It would be unfair to blame the internet for this. Motives are complex, lives are complicated, and we don't yet know
all the details about the shooting. Anti-Muslim violence is not an online phenomenon, and white nationalist hatred long predates 4Chan and Reddit.
But we do know that the design of internet platforms can create and reinforce extremist beliefs. Their recommendation algorithms often
steer users toward edgier content, a loop that results in more time spent on the app, and more advertising revenue for the company. Their hate speech policies are weakly enforced. And their practices for removing graphic videos — like the ones that circulated on social media for hours after the Christchurch shooting, despite the companies' attempts to remove them — are inconsistent at best.
We also know that many recent acts of offline violence bear the internet's imprint. Robert Bowers, the man charged with killing 11 people and wounding six others at the Tree of Life synagogue in Pittsburgh, was a
frequent user of Gab, a social media platform beloved by extremists. Cesar Sayoc, the man charged with sending explosives to prominent critics of President Trump last year, was
immersed in a cesspool of right-wing Facebook and Twitter memes.
People used to conceive of "online extremism" as distinct from the extremism that took form in the physical world. If anything, the racism and bigotry on internet message boards felt a little less dangerous than the prospect of Ku Klux Klan marches or skinhead rallies.

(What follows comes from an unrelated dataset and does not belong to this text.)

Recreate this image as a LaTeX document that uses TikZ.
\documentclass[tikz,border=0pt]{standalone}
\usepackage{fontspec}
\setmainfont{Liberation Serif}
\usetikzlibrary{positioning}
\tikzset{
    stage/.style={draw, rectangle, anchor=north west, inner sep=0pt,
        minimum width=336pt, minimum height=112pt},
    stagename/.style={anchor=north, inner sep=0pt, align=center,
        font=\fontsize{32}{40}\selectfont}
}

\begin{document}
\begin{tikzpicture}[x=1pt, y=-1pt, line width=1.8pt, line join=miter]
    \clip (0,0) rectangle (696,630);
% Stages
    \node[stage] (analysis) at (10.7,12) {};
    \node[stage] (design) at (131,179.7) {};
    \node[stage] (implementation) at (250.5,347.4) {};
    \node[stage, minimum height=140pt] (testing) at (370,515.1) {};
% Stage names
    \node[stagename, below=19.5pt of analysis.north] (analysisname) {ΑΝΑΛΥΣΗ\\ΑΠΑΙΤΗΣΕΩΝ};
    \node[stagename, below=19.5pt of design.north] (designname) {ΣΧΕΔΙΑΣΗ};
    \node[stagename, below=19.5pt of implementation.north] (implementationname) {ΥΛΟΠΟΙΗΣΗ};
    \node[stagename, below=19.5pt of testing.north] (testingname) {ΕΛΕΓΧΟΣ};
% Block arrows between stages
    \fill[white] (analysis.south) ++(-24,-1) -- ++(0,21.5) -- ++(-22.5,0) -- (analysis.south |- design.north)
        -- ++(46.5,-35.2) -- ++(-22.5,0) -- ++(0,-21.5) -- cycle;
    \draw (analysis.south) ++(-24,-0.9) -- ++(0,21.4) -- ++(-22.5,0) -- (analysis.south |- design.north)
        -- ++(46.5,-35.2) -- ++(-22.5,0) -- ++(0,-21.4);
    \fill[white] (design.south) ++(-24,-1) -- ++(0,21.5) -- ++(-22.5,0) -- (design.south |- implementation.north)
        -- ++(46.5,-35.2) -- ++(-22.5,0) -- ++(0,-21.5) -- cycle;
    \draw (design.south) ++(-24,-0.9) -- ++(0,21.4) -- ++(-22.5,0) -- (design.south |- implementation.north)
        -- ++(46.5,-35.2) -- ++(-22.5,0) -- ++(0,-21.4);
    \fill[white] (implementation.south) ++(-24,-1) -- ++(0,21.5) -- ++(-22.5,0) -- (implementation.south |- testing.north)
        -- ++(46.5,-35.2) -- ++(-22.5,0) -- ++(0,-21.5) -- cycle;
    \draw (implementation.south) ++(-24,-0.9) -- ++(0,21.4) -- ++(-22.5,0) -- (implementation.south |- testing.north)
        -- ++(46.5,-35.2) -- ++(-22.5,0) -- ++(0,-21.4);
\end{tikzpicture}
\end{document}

Now, online extremism is just regular extremism on steroids. There is no offline equivalent of the experience of being algorithmically nudged toward a more strident version of your existing beliefs, or having an invisible hand steer you from gaming videos to neo-Nazism. The internet is now the place where the seeds of extremism are planted and watered, where platform incentives guide creators toward the ideological poles, and where people with hateful and violent beliefs can find and feed off one another.
So the pattern continues. People become fluent in the culture of online extremism, they make and consume edgy memes, they cluster and harden. And once in a while, one of them erupts.
In the coming days, we should attempt to find meaning in the lives of the victims of the Christchurch attack, and not glorify the attention-grabbing tactics of the gunman. We should also address the specific horror of anti-Muslim violence.
At the same time, we need to understand and address the poisonous pipeline of extremism that has emerged over the past several years, whose ultimate effects are impossible to quantify but clearly far too big to ignore. It's not going away, and it's not particularly getting better. We will feel it for years to come.